The gangs use violence to maintain prices and keep outside buyers away from the divers that poach the abalone.

“Better the devil you know. We sell to the gangs we know, because when new gangs arrive there is often violence,” said one of the divers interviewed.

Chinese criminal organisations

South African gangs usually sell or exchange the wet abalone directly to Chinese buyers.

“In Cape Town, the wet abalone can be sold to Chinese buyers for R2 000 to R2 200 per kilogramme. However, at this stage, abalone is often exchanged for drugs and sometimes other criminal services.”

Western Cape gangs often use hitmen from Gauteng-based Chinese criminal organisations to carry out assassinations on their behalf. Payment for this is then made in abalone.

Cocaine trafficking

The report said that abalone poaching is playing a growing role in global cocaine trafficking.

There are increasing quantities of cocaine being trafficked through South Africa, it said.
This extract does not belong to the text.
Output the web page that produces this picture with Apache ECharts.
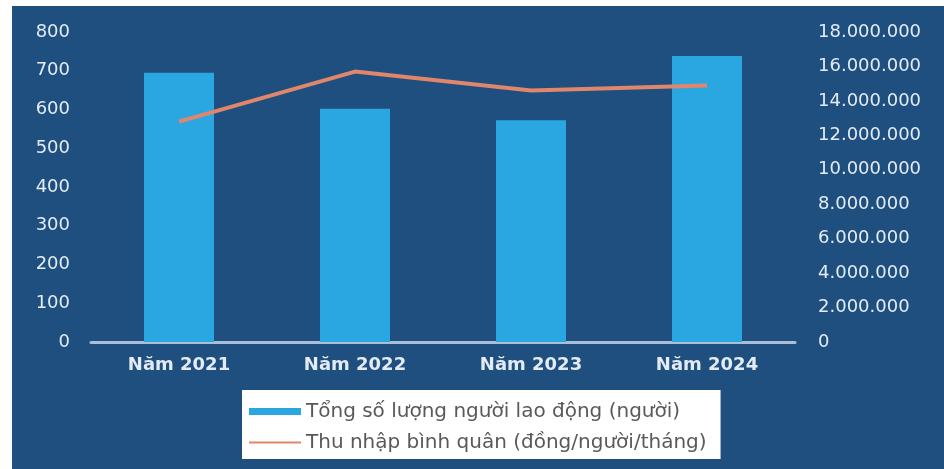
<!DOCTYPE html>
<html>
<head>
<meta charset="utf-8">
<script src="https://cdn.jsdelivr.net/npm/echarts@6/dist/echarts.min.js"></script>
<style>
  html, body { margin: 0; padding: 0; background: #ffffff; }
  #chart { position: absolute; left: 12px; top: 6px; width: 932px; height: 463px; }
</style>
</head>
<body>
<div id="chart"></div>
<script>
// dữ liệu
var years = ['Năm 2021', 'Năm 2022', 'Năm 2023', 'Năm 2024'];
var workers = [695, 602, 572, 738];
var income = [12800000, 15700000, 14600000, 14900000];
var barName = 'Tổng số lượng người lao động (người)';
var lineName = 'Thu nhập bình quân (đồng/người/tháng)';

var myChart = echarts.init(document.getElementById('chart'));
var labelFont = 'DejaVu Sans';
var option = {
    backgroundColor: '#1f4f7e',
    animation: false,
    grid: {
        left: 79,
        right: 149,
        top: 26,
        bottom: 127
    },
    legend: {
        orient: 'vertical',
        left: 230,
        top: 384,
        backgroundColor: '#ffffff',
        padding: [10, 14, 5, 6],
        itemGap: 8,
        itemWidth: 52,
        itemHeight: 7,
        textStyle: { color: '#595959', fontSize: 20, lineHeight: 23, fontFamily: labelFont },
        data: [
            { name: barName, icon: 'rect' },
            { name: lineName, itemStyle: { opacity: 0 } }
        ]
    },
    xAxis: {
        type: 'category',
        data: years,
        axisLine: { lineStyle: { color: '#a9bfd6', width: 3 } },
        axisTick: { show: false },
        axisLabel: { color: '#e3ebf4', fontSize: 18, fontWeight: 'bold', fontFamily: labelFont, margin: 14 }
    },
    yAxis: [
        {
            type: 'value',
            min: 0,
            max: 800,
            interval: 100,
            splitLine: { show: false },
            axisLine: { show: false },
            axisLabel: { color: '#e3ebf4', fontSize: 18, fontFamily: labelFont, margin: 21 }
        },
        {
            type: 'value',
            min: 0,
            max: 18000000,
            interval: 2000000,
            splitLine: { show: false },
            axisLine: { show: false },
            axisLabel: {
                color: '#e3ebf4', fontSize: 18, fontFamily: labelFont, margin: 23,
                formatter: function (v) { return String(v).replace(/\B(?=(\d{3})+(?!\d))/g, '.'); }
            }
        }
    ],
    series: [
        {
            name: barName,
            type: 'bar',
            barWidth: 70,
            itemStyle: { color: '#2aa7e1' },
            data: workers
        },
        {
            name: lineName,
            type: 'line',
            yAxisIndex: 1,
            symbol: 'none',
            lineStyle: { color: '#e0866a', width: 4 },
            itemStyle: { color: '#e0866a' },
            data: income
        }
    ]
};
myChart.setOption(option, true);
</script>
</body>
</html>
The domestic cocaine market is also growing in South Africa.

“Chinese criminal networks in South Africa were well placed to take advantage of this opportunity. They already play an importation and wholesale distribution role in South Africa’s domestic synthetic drugs markets and are involved in the logistics side of the illicit abalone trade. Thus, they are used to moving and protecting large shipments of illicit goods nationally within South Africa.”